My cousins in Berhampur who were active in student’s politics were constantly advised (read admonished) to play safe because murders became common. Campus violence was always sudden, unexpected, and often beyond the control of the authorities. Berhampur became the Badlands. The city was divided between two major groups. The youths were probably looking up to a Big Brother figure amid the political chaos of the late seventies. There was simmering anti-establishment angst which eventually gave Pratap Swain the gangster glamour.

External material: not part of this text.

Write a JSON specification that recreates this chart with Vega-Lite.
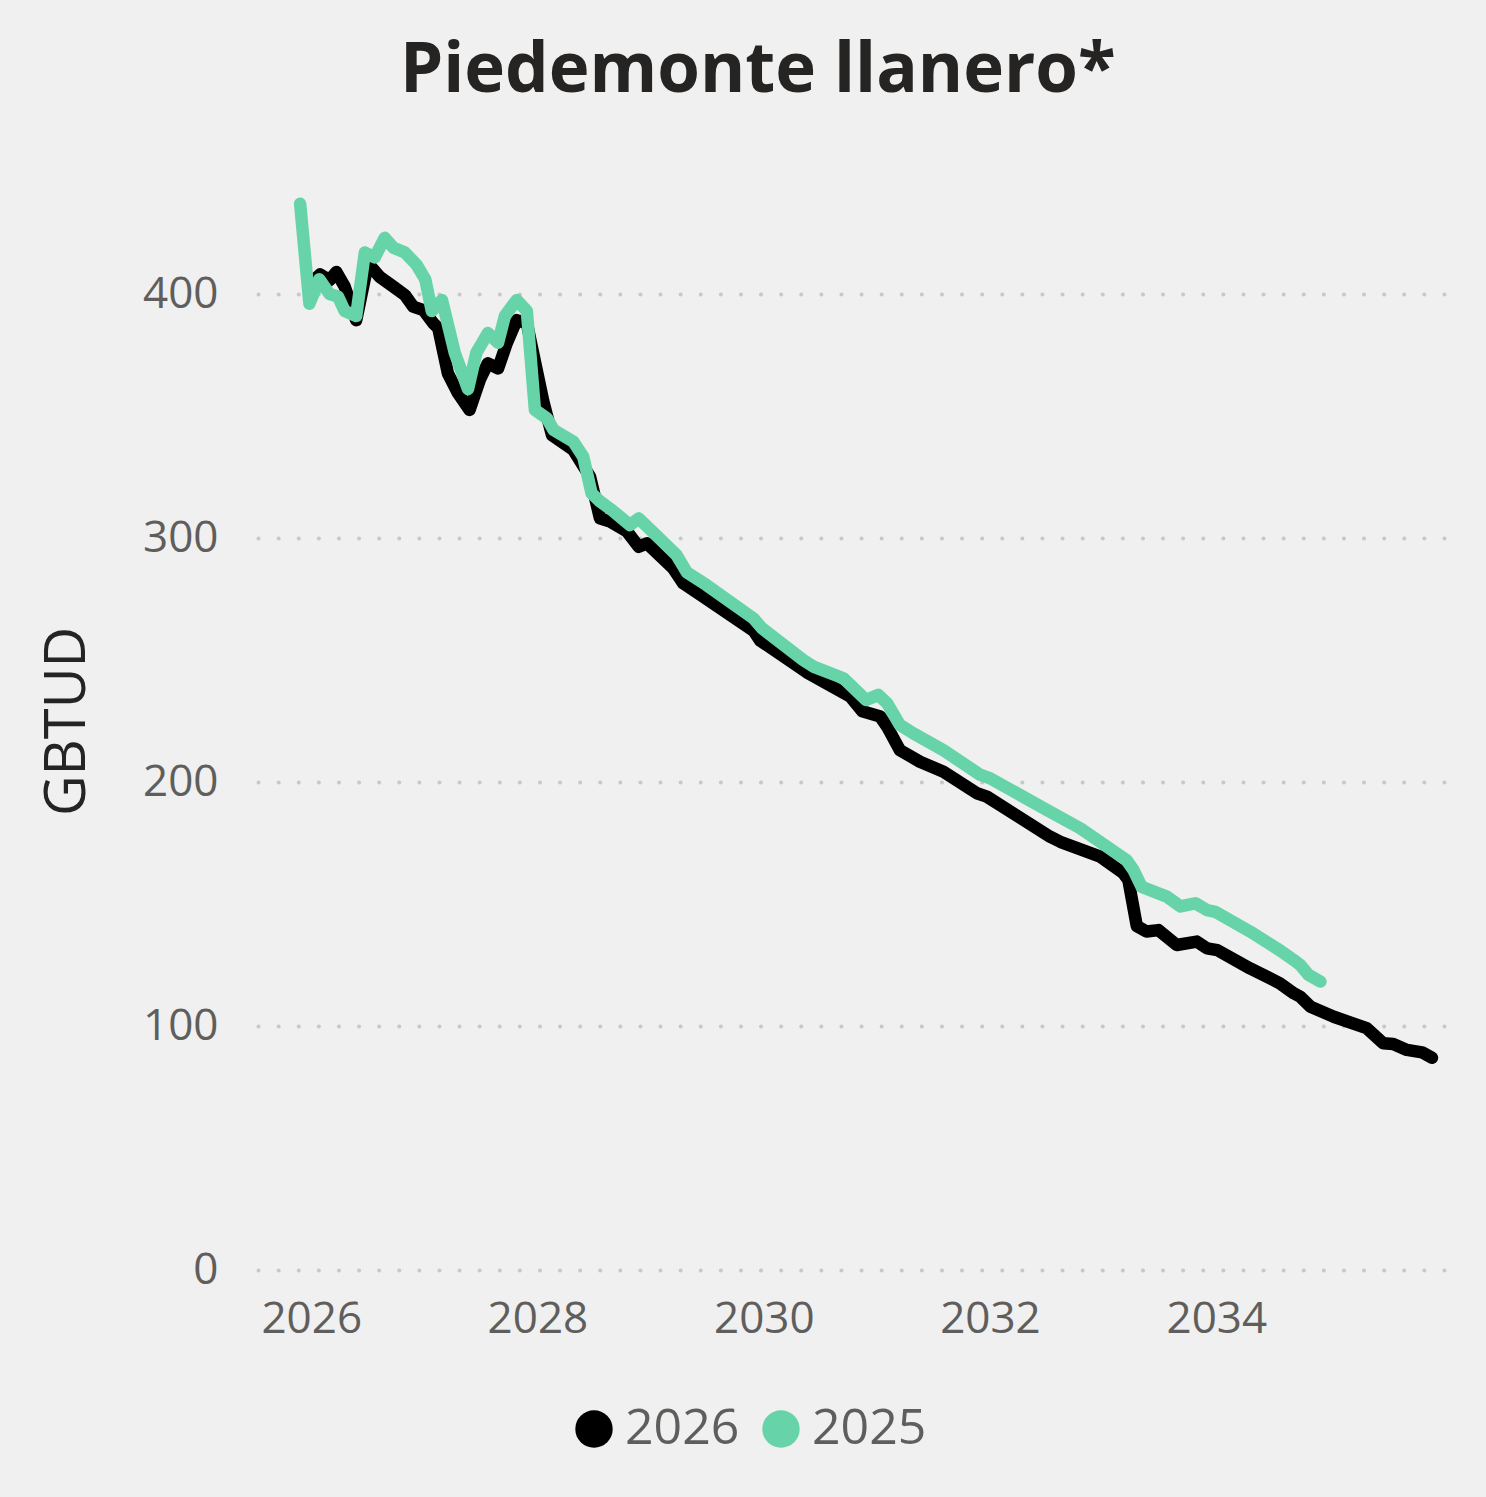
{
  "$schema": "https://vega.github.io/schema/vega-lite/v6.json",
  "autosize": {"type": "none"},
  "width": 1204,
  "height": 1098,
  "padding": {"left": 258, "top": 172, "right": 24, "bottom": 227},
  "background": "#F0F0F0",
  "config": {
    "view": {"stroke": null},
    "font": "Open Sans"
  },
  "title": {
    "text": "Piedemonte llanero*",
    "font": "Open Sans",
    "fontSize": 69,
    "fontWeight": "bold",
    "color": "#252423",
    "anchor": "middle",
    "frame": "bounds",
    "offset": 66,
    "dx": 7
  },
  "data": {
    "values": [
      {"serie": "2026", "fecha": "2026-01-04", "valor": 405},
      {"serie": "2026", "fecha": "2026-01-29", "valor": 408},
      {"serie": "2026", "fecha": "2026-03-01", "valor": 405.7},
      {"serie": "2026", "fecha": "2026-03-23", "valor": 409},
      {"serie": "2026", "fecha": "2026-04-19", "valor": 403},
      {"serie": "2026", "fecha": "2026-05-26", "valor": 389.3},
      {"serie": "2026", "fecha": "2026-07-03", "valor": 412.6},
      {"serie": "2026", "fecha": "2026-08-10", "valor": 407},
      {"serie": "2026", "fecha": "2026-09-23", "valor": 403},
      {"serie": "2026", "fecha": "2026-10-30", "valor": 399.6},
      {"serie": "2026", "fecha": "2026-11-26", "valor": 394.8},
      {"serie": "2026", "fecha": "2026-12-29", "valor": 393.4},
      {"serie": "2026", "fecha": "2027-01-30", "valor": 388},
      {"serie": "2026", "fecha": "2027-02-15", "valor": 386},
      {"serie": "2026", "fecha": "2027-03-18", "valor": 367.5},
      {"serie": "2026", "fecha": "2027-04-20", "valor": 359.3},
      {"serie": "2026", "fecha": "2027-05-27", "valor": 352.5},
      {"serie": "2026", "fecha": "2027-06-29", "valor": 364.8},
      {"serie": "2026", "fecha": "2027-07-25", "valor": 371.6},
      {"serie": "2026", "fecha": "2027-08-27", "valor": 369.5},
      {"serie": "2026", "fecha": "2027-09-24", "valor": 379.8},
      {"serie": "2026", "fecha": "2027-10-26", "valor": 389.3},
      {"serie": "2026", "fecha": "2027-11-28", "valor": 388},
      {"serie": "2026", "fecha": "2028-01-20", "valor": 356},
      {"serie": "2026", "fecha": "2028-02-17", "valor": 342.2},
      {"serie": "2026", "fecha": "2028-04-26", "valor": 336.1},
      {"serie": "2026", "fecha": "2028-06-19", "valor": 325.1},
      {"serie": "2026", "fecha": "2028-07-21", "valor": 308.1},
      {"serie": "2026", "fecha": "2028-08-23", "valor": 306.7},
      {"serie": "2026", "fecha": "2028-10-16", "valor": 302.7},
      {"serie": "2026", "fecha": "2028-11-23", "valor": 296.4},
      {"serie": "2026", "fecha": "2028-12-20", "valor": 297.8},
      {"serie": "2026", "fecha": "2029-03-14", "valor": 287.6},
      {"serie": "2026", "fecha": "2029-04-16", "valor": 281.4},
      {"serie": "2026", "fecha": "2029-06-20", "valor": 275.9},
      {"serie": "2026", "fecha": "2029-11-29", "valor": 262},
      {"serie": "2026", "fecha": "2029-12-20", "valor": 258},
      {"serie": "2026", "fecha": "2030-05-19", "valor": 245},
      {"serie": "2026", "fecha": "2030-10-07", "valor": 235},
      {"serie": "2026", "fecha": "2030-11-15", "valor": 229},
      {"serie": "2026", "fecha": "2031-01-12", "valor": 226.8},
      {"serie": "2026", "fecha": "2031-02-03", "valor": 222.7},
      {"serie": "2026", "fecha": "2031-03-16", "valor": 213.1},
      {"serie": "2026", "fecha": "2031-05-20", "valor": 208.3},
      {"serie": "2026", "fecha": "2031-08-04", "valor": 204.2},
      {"serie": "2026", "fecha": "2031-11-20", "valor": 195.4},
      {"serie": "2026", "fecha": "2031-12-22", "valor": 194},
      {"serie": "2026", "fecha": "2032-07-13", "valor": 177.6},
      {"serie": "2026", "fecha": "2032-08-15", "valor": 175.5},
      {"serie": "2026", "fecha": "2032-12-22", "valor": 169.4},
      {"serie": "2026", "fecha": "2033-03-07", "valor": 162.6},
      {"serie": "2026", "fecha": "2033-03-23", "valor": 159.8},
      {"serie": "2026", "fecha": "2033-04-19", "valor": 141},
      {"serie": "2026", "fecha": "2033-05-21", "valor": 138.7},
      {"serie": "2026", "fecha": "2033-06-28", "valor": 139.3},
      {"serie": "2026", "fecha": "2033-08-26", "valor": 133.2},
      {"serie": "2026", "fecha": "2033-10-30", "valor": 134.6},
      {"serie": "2026", "fecha": "2033-12-02", "valor": 131.8},
      {"serie": "2026", "fecha": "2034-01-04", "valor": 131.1},
      {"serie": "2026", "fecha": "2034-04-20", "valor": 123.6},
      {"serie": "2026", "fecha": "2034-07-25", "valor": 117.5},
      {"serie": "2026", "fecha": "2034-09-08", "valor": 113.4},
      {"serie": "2026", "fecha": "2034-09-29", "valor": 112},
      {"serie": "2026", "fecha": "2034-11-01", "valor": 107.9},
      {"serie": "2026", "fecha": "2035-01-15", "valor": 103.8},
      {"serie": "2026", "fecha": "2035-05-01", "valor": 99.1},
      {"serie": "2026", "fecha": "2035-06-24", "valor": 92.9},
      {"serie": "2026", "fecha": "2035-07-26", "valor": 92.6},
      {"serie": "2026", "fecha": "2035-09-08", "valor": 90.2},
      {"serie": "2026", "fecha": "2035-10-27", "valor": 89.2},
      {"serie": "2026", "fecha": "2035-11-28", "valor": 87},
      {"serie": "2025", "fecha": "2025-11-26", "valor": 437},
      {"serie": "2025", "fecha": "2025-12-26", "valor": 396},
      {"serie": "2025", "fecha": "2026-01-27", "valor": 406},
      {"serie": "2025", "fecha": "2026-03-01", "valor": 400},
      {"serie": "2025", "fecha": "2026-03-28", "valor": 399},
      {"serie": "2025", "fecha": "2026-04-19", "valor": 393},
      {"serie": "2025", "fecha": "2026-05-26", "valor": 391},
      {"serie": "2025", "fecha": "2026-06-23", "valor": 417},
      {"serie": "2025", "fecha": "2026-07-25", "valor": 415},
      {"serie": "2025", "fecha": "2026-08-26", "valor": 423},
      {"serie": "2025", "fecha": "2026-09-23", "valor": 419},
      {"serie": "2025", "fecha": "2026-10-30", "valor": 417},
      {"serie": "2025", "fecha": "2026-12-07", "valor": 412},
      {"serie": "2025", "fecha": "2027-01-04", "valor": 406},
      {"serie": "2025", "fecha": "2027-01-25", "valor": 393},
      {"serie": "2025", "fecha": "2027-02-27", "valor": 397.5},
      {"serie": "2025", "fecha": "2027-04-09", "valor": 376},
      {"serie": "2025", "fecha": "2027-05-22", "valor": 361},
      {"serie": "2025", "fecha": "2027-06-18", "valor": 376},
      {"serie": "2025", "fecha": "2027-07-25", "valor": 384},
      {"serie": "2025", "fecha": "2027-08-27", "valor": 380},
      {"serie": "2025", "fecha": "2027-09-18", "valor": 391},
      {"serie": "2025", "fecha": "2027-10-26", "valor": 397.5},
      {"serie": "2025", "fecha": "2027-11-28", "valor": 393},
      {"serie": "2025", "fecha": "2027-12-24", "valor": 352.5},
      {"serie": "2025", "fecha": "2028-02-01", "valor": 349},
      {"serie": "2025", "fecha": "2028-02-22", "valor": 344.3},
      {"serie": "2025", "fecha": "2028-04-26", "valor": 339.5},
      {"serie": "2025", "fecha": "2028-05-28", "valor": 333.3},
      {"serie": "2025", "fecha": "2028-06-24", "valor": 318.3},
      {"serie": "2025", "fecha": "2028-07-21", "valor": 315},
      {"serie": "2025", "fecha": "2028-08-28", "valor": 311.5},
      {"serie": "2025", "fecha": "2028-10-26", "valor": 305.3},
      {"serie": "2025", "fecha": "2028-11-23", "valor": 308},
      {"serie": "2025", "fecha": "2029-01-11", "valor": 302},
      {"serie": "2025", "fecha": "2029-03-25", "valor": 293},
      {"serie": "2025", "fecha": "2029-04-27", "valor": 286},
      {"serie": "2025", "fecha": "2029-06-30", "valor": 280.7},
      {"serie": "2025", "fecha": "2029-11-29", "valor": 267},
      {"serie": "2025", "fecha": "2029-12-26", "valor": 263},
      {"serie": "2025", "fecha": "2030-05-08", "valor": 250},
      {"serie": "2025", "fecha": "2030-06-10", "valor": 247.3},
      {"serie": "2025", "fecha": "2030-09-15", "valor": 242.5},
      {"serie": "2025", "fecha": "2030-11-27", "valor": 233.6},
      {"serie": "2025", "fecha": "2031-01-06", "valor": 235.7},
      {"serie": "2025", "fecha": "2031-02-03", "valor": 232.3},
      {"serie": "2025", "fecha": "2031-03-16", "valor": 223.4},
      {"serie": "2025", "fecha": "2031-04-28", "valor": 220},
      {"serie": "2025", "fecha": "2031-08-04", "valor": 213},
      {"serie": "2025", "fecha": "2031-11-30", "valor": 203},
      {"serie": "2025", "fecha": "2032-01-02", "valor": 201.5},
      {"serie": "2025", "fecha": "2032-07-03", "valor": 188.5},
      {"serie": "2025", "fecha": "2032-10-19", "valor": 181},
      {"serie": "2025", "fecha": "2033-03-17", "valor": 168},
      {"serie": "2025", "fecha": "2033-04-08", "valor": 164},
      {"serie": "2025", "fecha": "2033-05-05", "valor": 157},
      {"serie": "2025", "fecha": "2033-06-01", "valor": 155.7},
      {"serie": "2025", "fecha": "2033-07-25", "valor": 153},
      {"serie": "2025", "fecha": "2033-09-07", "valor": 149},
      {"serie": "2025", "fecha": "2033-10-25", "valor": 150.3},
      {"serie": "2025", "fecha": "2033-12-02", "valor": 147.5},
      {"serie": "2025", "fecha": "2033-12-29", "valor": 146.8},
      {"serie": "2025", "fecha": "2034-04-20", "valor": 138.7},
      {"serie": "2025", "fecha": "2034-07-25", "valor": 131},
      {"serie": "2025", "fecha": "2034-09-08", "valor": 127},
      {"serie": "2025", "fecha": "2034-09-29", "valor": 125},
      {"serie": "2025", "fecha": "2034-10-25", "valor": 121},
      {"serie": "2025", "fecha": "2034-12-03", "valor": 118.2}
    ]
  },
  "mark": {"type": "line", "strokeWidth": 12.5, "strokeCap": "round", "strokeJoin": "round"},
  "encoding": {
    "x": {
      "field": "fecha",
      "type": "temporal",
      "scale": {
        "type": "utc",
        "domain": [
          {"year": 2025, "month": 7, "date": 13, "utc": true},
          {"year": 2036, "month": 3, "date": 4, "utc": true}
        ]
      },
      "axis": {
        "title": null,
        "values": [
          {"year": 2026, "month": 1, "date": 1, "utc": true},
          {"year": 2028, "month": 1, "date": 1, "utc": true},
          {"year": 2030, "month": 1, "date": 1, "utc": true},
          {"year": 2032, "month": 1, "date": 1, "utc": true},
          {"year": 2034, "month": 1, "date": 1, "utc": true}
        ],
        "format": "%Y",
        "grid": false,
        "domain": false,
        "ticks": false,
        "labelFont": "Open Sans",
        "labelFontSize": 44,
        "labelColor": "#605E5C",
        "labelPadding": 27,
        "labelFlush": false
      }
    },
    "y": {
      "field": "valor",
      "type": "quantitative",
      "scale": {"domain": [0, 450], "nice": false},
      "axis": {
        "title": "GBTUD",
        "titleFont": "Open Sans",
        "titleFontSize": 56,
        "titleFontWeight": "normal",
        "titleColor": "#252423",
        "titlePadding": 46,
        "values": [0, 100, 200, 300, 400],
        "domain": false,
        "ticks": false,
        "labelFont": "Open Sans",
        "labelFontSize": 44,
        "labelColor": "#605E5C",
        "labelPadding": 40,
        "grid": true,
        "gridColor": "#C8C8C8",
        "gridWidth": 4,
        "gridDash": [0.1, 20],
        "gridCap": "round"
      }
    },
    "color": {
      "field": "serie",
      "type": "nominal",
      "sort": ["2026", "2025"],
      "scale": {"domain": ["2026", "2025"], "range": ["#000000", "#66D4A8"]},
      "legend": {
        "title": null,
        "orient": "none",
        "legendX": 311,
        "legendY": 1232,
        "direction": "horizontal",
        "symbolType": "circle",
        "symbolSize": 1400,
        "symbolOpacity": 1,
        "labelFont": "Open Sans",
        "labelFontSize": 50,
        "labelColor": "#605E5C",
        "columnPadding": 16,
        "labelOffset": 6,
        "encode": {
          "symbols": {
            "update": {
              "fill": {"scale": "color", "field": "value"},
              "fillOpacity": {"value": 1},
              "strokeWidth": {"value": 0}
            }
          }
        }
      }
    }
  }
}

Fables are galore, almost like folktales about his doings, many of them apocryphal and pure bogus. But the stories enthralled everyone. They had a hero in him –an almost mythic status. Godfather for some and Robinhood for others. But what exasperated me is that the media was completely silent about his misdoings. This was the same period when the Pathan Brothers, the Vardarajans, the Kaskars were fighting for turfs in Bombay. The tumultuous times had something to do with the rise in crime and crime lords in cities. They were deified, filmed, hero-worshipped so much that the next best transition for all of them was “social work” to gain legitimacy. Legitimate power and pelf.
Such was Pratap Swain’s rise in power circles that at one point, it is said, he was openly protecting (brushing shoulders & ringfencing in public) the Chief Ministers and Ministers in Ganjam and even those in Bhubaneswar. The Kataki gangsters were no match for the aura and raw power of Pratap. But alongside his own clan was planning a deadly coup. With power comes incautiousness and recklessness.
His death was gory, violent and on the road. Divine justice once again reassured that it touches everyone at the right time, whoever it may be. Someone has said that criminals do not die at the hands of the law. They die at the hands of other men. But what amazes me is our latent streak of criminality which manifests in hero-worshipping downright history sheeters and anti-socials. If they are anti-socials, why do we gawk at them in admiration? Is it because dark lurks in all of us and attracts us?